##### SUPPLIED MATERIAL #####

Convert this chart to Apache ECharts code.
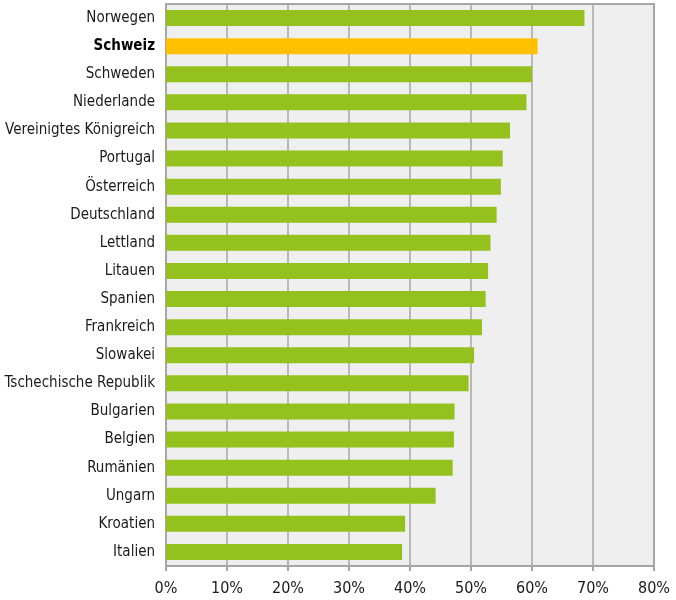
<!DOCTYPE html>
<html><head><meta charset="utf-8">
<script src="https://cdn.jsdelivr.net/npm/echarts@6/dist/echarts.min.js"></script>
<style>html,body{margin:0;padding:0;background:#fff}#c{width:676px;height:600px}</style>
</head><body><div id="c"></div>
<script>
const categories = ["Norwegen","Schweiz","Schweden","Niederlande","Vereinigtes Königreich","Portugal","Österreich","Deutschland","Lettland","Litauen","Spanien","Frankreich","Slowakei","Tschechische Republik","Bulgarien","Belgien","Rumänien","Ungarn","Kroatien","Italien"];
const values = [68.6,60.9,60.0,59.1,56.4,55.2,54.9,54.2,53.2,52.8,52.4,51.8,50.5,49.6,47.3,47.2,47.0,44.2,39.2,38.7];
const highlight = "Schweiz";
const xTicks = [0,10,20,30,40,50,60,70,80];

const FONT = '"Liberation Sans Narrow", "DejaVu Sans Condensed", "Liberation Sans", sans-serif';
const chart = echarts.init(document.getElementById('c'), null, {renderer:'canvas'});
chart.setOption({
  animation:false,
  grid:{left:166,right:22,top:4,bottom:34,outerBoundsMode:'none',containLabel:false,show:true,backgroundColor:'#efefef',borderColor:'#a6a6a6',borderWidth:2},
  xAxis:{type:'value',min:xTicks[0],max:xTicks[xTicks.length-1],interval:10,
    axisLine:{show:true,lineStyle:{color:'#a6a6a6',width:2}},
    axisTick:{show:true,length:5,lineStyle:{color:'#a6a6a6',width:2}},
    splitLine:{show:true,lineStyle:{color:'#a6a6a6',width:1.5}},
    axisLabel:{formatter:v=>v+'%',color:'#1a1a1a',fontSize:16,fontFamily:FONT,margin:15}},
  yAxis:{type:'category',data:categories,inverse:true,
    axisLine:{show:true,lineStyle:{color:'#a6a6a6',width:2}},
    axisTick:{show:false},
    axisLabel:{color:'#1a1a1a',fontSize:15,fontFamily:FONT,margin:11,
      formatter:v=>v===highlight?'{b|'+v+'}':v,
      rich:{b:{fontWeight:'bold',fontSize:15,fontFamily:FONT,color:'#000'}}}},
  series:[{type:'bar',barCategoryGap:'43%',
    data:values.map((v,i)=>({value:v,itemStyle:{color:categories[i]===highlight?'#ffc000':'#95c11f'}}))}]
});
</script></body></html>
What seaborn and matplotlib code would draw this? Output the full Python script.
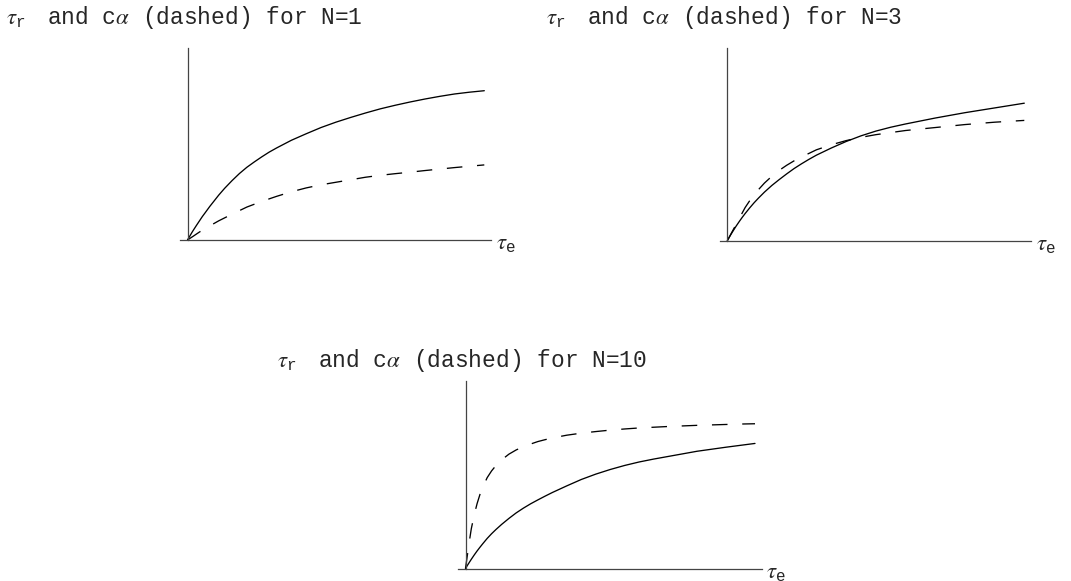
import matplotlib
matplotlib.use("Agg")
import matplotlib.pyplot as plt
import seaborn as sns

# tau_e grid shared by all curves
tau_e = [0, 0.05, 0.1, 0.15, 0.2, 0.3, 0.4, 0.5, 0.6, 0.75, 0.9, 1.05, 1.25, 1.5, 1.75,
         2, 2.25, 2.5, 2.75, 3, 3.5, 4, 4.5, 5, 5.5, 6, 6.5, 7, 7.5, 8, 8.5, 9, 9.5, 10]

# N=1
tau_r_n1 = [0, 0.085, 0.17, 0.255, 0.335, 0.49, 0.64, 0.79, 0.925, 1.13, 1.32, 1.51, 1.74,
            2.00, 2.24, 2.45, 2.63, 2.80, 2.96, 3.10, 3.36, 3.58, 3.79, 3.97, 4.13, 4.28,
            4.42, 4.54, 4.65, 4.75, 4.84, 4.92, 4.98, 5.03]
c_alpha_n1 = [0, 0.033, 0.066, 0.099, 0.132, 0.20, 0.267, 0.33, 0.39, 0.475, 0.56, 0.645,
              0.745, 0.87, 0.99, 1.11, 1.205, 1.295, 1.385, 1.47, 1.625, 1.755, 1.86, 1.945,
              2.03, 2.115, 2.18, 2.235, 2.285, 2.34, 2.39, 2.44, 2.485, 2.53]

# N=3
tau_r_n3 = [0, 0.088, 0.174, 0.257, 0.338, 0.495, 0.642, 0.782, 0.914, 1.10, 1.275, 1.435,
            1.635, 1.86, 2.06, 2.25, 2.43, 2.59, 2.74, 2.88, 3.12, 3.34, 3.53, 3.69, 3.82,
            3.93, 4.03, 4.13, 4.22, 4.31, 4.39, 4.47, 4.55, 4.63]
c_alpha_n3 = [0, 0.092, 0.185, 0.278, 0.37, 0.555, 0.74, 0.93, 1.115, 1.34, 1.54, 1.72,
              1.94, 2.17, 2.37, 2.54, 2.69, 2.82, 2.94, 3.06, 3.23, 3.37, 3.48, 3.57, 3.64,
              3.71, 3.76, 3.81, 3.86, 3.91, 3.95, 3.99, 4.02, 4.05]

# N=10
tau_r_n10 = [0, 0.082, 0.162, 0.24, 0.317, 0.465, 0.605, 0.735, 0.86, 1.04, 1.20, 1.345,
             1.525, 1.73, 1.92, 2.085, 2.235, 2.37, 2.50, 2.625, 2.855, 3.075, 3.26, 3.42,
             3.56, 3.68, 3.78, 3.87, 3.96, 4.05, 4.12, 4.19, 4.255, 4.32]
c_alpha_n10 = [0, 0.36, 0.70, 1.05, 1.37, 1.85, 2.24, 2.56, 2.82, 3.14, 3.37, 3.555, 3.755,
               3.95, 4.095, 4.21, 4.30, 4.385, 4.45, 4.51, 4.605, 4.675, 4.73, 4.78, 4.82,
               4.855, 4.88, 4.905, 4.925, 4.945, 4.96, 4.975, 4.99, 5.0]

n_values = [1, 3, 10]
tau_r_all = [tau_r_n1, tau_r_n3, tau_r_n10]
c_alpha_all = [c_alpha_n1, c_alpha_n3, c_alpha_n10]

W, H = 1071, 581
XLIM = (-0.26, 10.24)
YLIM = (0, 6.48)
# (origin x px, origin y px, px per unit, title baseline px)
panels = [(187.5, 240, 29.68, 24), (727.3, 240.7, 29.7, 24), (465.5, 568.5, 28.95, 367)]

sns.set_theme(style="white")
plt.rcParams["font.family"] = ["Liberation Mono", "DejaVu Sans"]
plt.rcParams["mathtext.fontset"] = "stix"
plt.rcParams["lines.scale_dashes"] = False

fig = plt.figure(figsize=(W / 100, H / 100), dpi=100)
fs = 16.5

for n, tr, ca, (ox, oy, s, ty) in zip(n_values, tau_r_all, c_alpha_all, panels):
    left = ox + XLIM[0] * s
    width = (XLIM[1] - XLIM[0]) * s
    height = (YLIM[1] - YLIM[0]) * s
    ax = fig.add_axes([left / W, 1 - oy / H, width / W, height / H])
    ax.patch.set_alpha(0)

    sns.lineplot(x=tau_e, y=tr, ax=ax, color="black", linewidth=0.95, clip_on=False)
    sns.lineplot(x=tau_e, y=ca, ax=ax, color="black", linewidth=0.95, clip_on=False,
                 linestyle=(0, (11.2, 10.6)))

    ax.set_xlim(*XLIM)
    ax.set_ylim(*YLIM)
    ax.set_xticks([])
    ax.set_yticks([])
    ax.set_xlabel("")
    ax.set_ylabel("")
    for side in ["top", "right"]:
        ax.spines[side].set_visible(False)
    ax.spines["left"].set_position(("data", 0))
    for side in ["left", "bottom"]:
        ax.spines[side].set_color("#444444")
        ax.spines[side].set_linewidth(0.9)

    ax.annotate(r"$\tau_\mathregular{e}$", xy=(1, 0), xycoords="axes fraction",
                xytext=(3, -2), textcoords="offset points", ha="left", va="center",
                fontsize=fs)
    # title sits centred over the vertical axis
    fig.text((ox - 3) / W, 1 - ty / H,
             r"$\tau_\mathregular{r}\;\,$ and c$\alpha$ (dashed) for N=%d" % n,
             ha="center", va="baseline", fontsize=fs)

fig.savefig("out.png", dpi=100)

#####

TO DO: Repeat each entry precisely as it appears. Leave the pictures out.

EXERCISE RESPONSE:
Convert this chart to Apache ECharts code.
<!DOCTYPE html>
<html><head><meta charset="utf-8">
<script src="https://cdn.jsdelivr.net/npm/echarts@6/dist/echarts.min.js"></script>
<style>html,body{margin:0;padding:0;background:#fff}#c{width:676px;height:600px}</style>
</head><body><div id="c"></div>
<script>
const categories = ["Norwegen","Schweiz","Schweden","Niederlande","Vereinigtes Königreich","Portugal","Österreich","Deutschland","Lettland","Litauen","Spanien","Frankreich","Slowakei","Tschechische Republik","Bulgarien","Belgien","Rumänien","Ungarn","Kroatien","Italien"];
const values = [68.6,60.9,60.0,59.1,56.4,55.2,54.9,54.2,53.2,52.8,52.4,51.8,50.5,49.6,47.3,47.2,47.0,44.2,39.2,38.7];
const highlight = "Schweiz";
const xTicks = [0,10,20,30,40,50,60,70,80];

const FONT = '"Liberation Sans Narrow", "DejaVu Sans Condensed", "Liberation Sans", sans-serif';
const chart = echarts.init(document.getElementById('c'), null, {renderer:'canvas'});
chart.setOption({
  animation:false,
  grid:{left:166,right:22,top:4,bottom:34,outerBoundsMode:'none',containLabel:false,show:true,backgroundColor:'#efefef',borderColor:'#a6a6a6',borderWidth:2},
  xAxis:{type:'value',min:xTicks[0],max:xTicks[xTicks.length-1],interval:10,
    axisLine:{show:true,lineStyle:{color:'#a6a6a6',width:2}},
    axisTick:{show:true,length:5,lineStyle:{color:'#a6a6a6',width:2}},
    splitLine:{show:true,lineStyle:{color:'#a6a6a6',width:1.5}},
    axisLabel:{formatter:v=>v+'%',color:'#1a1a1a',fontSize:16,fontFamily:FONT,margin:15}},
  yAxis:{type:'category',data:categories,inverse:true,
    axisLine:{show:true,lineStyle:{color:'#a6a6a6',width:2}},
    axisTick:{show:false},
    axisLabel:{color:'#1a1a1a',fontSize:15,fontFamily:FONT,margin:11,
      formatter:v=>v===highlight?'{b|'+v+'}':v,
      rich:{b:{fontWeight:'bold',fontSize:15,fontFamily:FONT,color:'#000'}}}},
  series:[{type:'bar',barCategoryGap:'43%',
    data:values.map((v,i)=>({value:v,itemStyle:{color:categories[i]===highlight?'#ffc000':'#95c11f'}}))}]
});
</script></body></html>
What seaborn and matplotlib code would draw this? Output the full Python script.
import matplotlib
matplotlib.use("Agg")
import matplotlib.pyplot as plt
import seaborn as sns

# tau_e grid shared by all curves
tau_e = [0, 0.05, 0.1, 0.15, 0.2, 0.3, 0.4, 0.5, 0.6, 0.75, 0.9, 1.05, 1.25, 1.5, 1.75,
         2, 2.25, 2.5, 2.75, 3, 3.5, 4, 4.5, 5, 5.5, 6, 6.5, 7, 7.5, 8, 8.5, 9, 9.5, 10]

# N=1
tau_r_n1 = [0, 0.085, 0.17, 0.255, 0.335, 0.49, 0.64, 0.79, 0.925, 1.13, 1.32, 1.51, 1.74,
            2.00, 2.24, 2.45, 2.63, 2.80, 2.96, 3.10, 3.36, 3.58, 3.79, 3.97, 4.13, 4.28,
            4.42, 4.54, 4.65, 4.75, 4.84, 4.92, 4.98, 5.03]
c_alpha_n1 = [0, 0.033, 0.066, 0.099, 0.132, 0.20, 0.267, 0.33, 0.39, 0.475, 0.56, 0.645,
              0.745, 0.87, 0.99, 1.11, 1.205, 1.295, 1.385, 1.47, 1.625, 1.755, 1.86, 1.945,
              2.03, 2.115, 2.18, 2.235, 2.285, 2.34, 2.39, 2.44, 2.485, 2.53]

# N=3
tau_r_n3 = [0, 0.088, 0.174, 0.257, 0.338, 0.495, 0.642, 0.782, 0.914, 1.10, 1.275, 1.435,
            1.635, 1.86, 2.06, 2.25, 2.43, 2.59, 2.74, 2.88, 3.12, 3.34, 3.53, 3.69, 3.82,
            3.93, 4.03, 4.13, 4.22, 4.31, 4.39, 4.47, 4.55, 4.63]
c_alpha_n3 = [0, 0.092, 0.185, 0.278, 0.37, 0.555, 0.74, 0.93, 1.115, 1.34, 1.54, 1.72,
              1.94, 2.17, 2.37, 2.54, 2.69, 2.82, 2.94, 3.06, 3.23, 3.37, 3.48, 3.57, 3.64,
              3.71, 3.76, 3.81, 3.86, 3.91, 3.95, 3.99, 4.02, 4.05]

# N=10
tau_r_n10 = [0, 0.082, 0.162, 0.24, 0.317, 0.465, 0.605, 0.735, 0.86, 1.04, 1.20, 1.345,
             1.525, 1.73, 1.92, 2.085, 2.235, 2.37, 2.50, 2.625, 2.855, 3.075, 3.26, 3.42,
             3.56, 3.68, 3.78, 3.87, 3.96, 4.05, 4.12, 4.19, 4.255, 4.32]
c_alpha_n10 = [0, 0.36, 0.70, 1.05, 1.37, 1.85, 2.24, 2.56, 2.82, 3.14, 3.37, 3.555, 3.755,
               3.95, 4.095, 4.21, 4.30, 4.385, 4.45, 4.51, 4.605, 4.675, 4.73, 4.78, 4.82,
               4.855, 4.88, 4.905, 4.925, 4.945, 4.96, 4.975, 4.99, 5.0]

n_values = [1, 3, 10]
tau_r_all = [tau_r_n1, tau_r_n3, tau_r_n10]
c_alpha_all = [c_alpha_n1, c_alpha_n3, c_alpha_n10]

W, H = 1071, 581
XLIM = (-0.26, 10.24)
YLIM = (0, 6.48)
# (origin x px, origin y px, px per unit, title baseline px)
panels = [(187.5, 240, 29.68, 24), (727.3, 240.7, 29.7, 24), (465.5, 568.5, 28.95, 367)]

sns.set_theme(style="white")
plt.rcParams["font.family"] = ["Liberation Mono", "DejaVu Sans"]
plt.rcParams["mathtext.fontset"] = "stix"
plt.rcParams["lines.scale_dashes"] = False

fig = plt.figure(figsize=(W / 100, H / 100), dpi=100)
fs = 16.5

for n, tr, ca, (ox, oy, s, ty) in zip(n_values, tau_r_all, c_alpha_all, panels):
    left = ox + XLIM[0] * s
    width = (XLIM[1] - XLIM[0]) * s
    height = (YLIM[1] - YLIM[0]) * s
    ax = fig.add_axes([left / W, 1 - oy / H, width / W, height / H])
    ax.patch.set_alpha(0)

    sns.lineplot(x=tau_e, y=tr, ax=ax, color="black", linewidth=0.95, clip_on=False)
    sns.lineplot(x=tau_e, y=ca, ax=ax, color="black", linewidth=0.95, clip_on=False,
                 linestyle=(0, (11.2, 10.6)))

    ax.set_xlim(*XLIM)
    ax.set_ylim(*YLIM)
    ax.set_xticks([])
    ax.set_yticks([])
    ax.set_xlabel("")
    ax.set_ylabel("")
    for side in ["top", "right"]:
        ax.spines[side].set_visible(False)
    ax.spines["left"].set_position(("data", 0))
    for side in ["left", "bottom"]:
        ax.spines[side].set_color("#444444")
        ax.spines[side].set_linewidth(0.9)

    ax.annotate(r"$\tau_\mathregular{e}$", xy=(1, 0), xycoords="axes fraction",
                xytext=(3, -2), textcoords="offset points", ha="left", va="center",
                fontsize=fs)
    # title sits centred over the vertical axis
    fig.text((ox - 3) / W, 1 - ty / H,
             r"$\tau_\mathregular{r}\;\,$ and c$\alpha$ (dashed) for N=%d" % n,
             ha="center", va="baseline", fontsize=fs)

fig.savefig("out.png", dpi=100)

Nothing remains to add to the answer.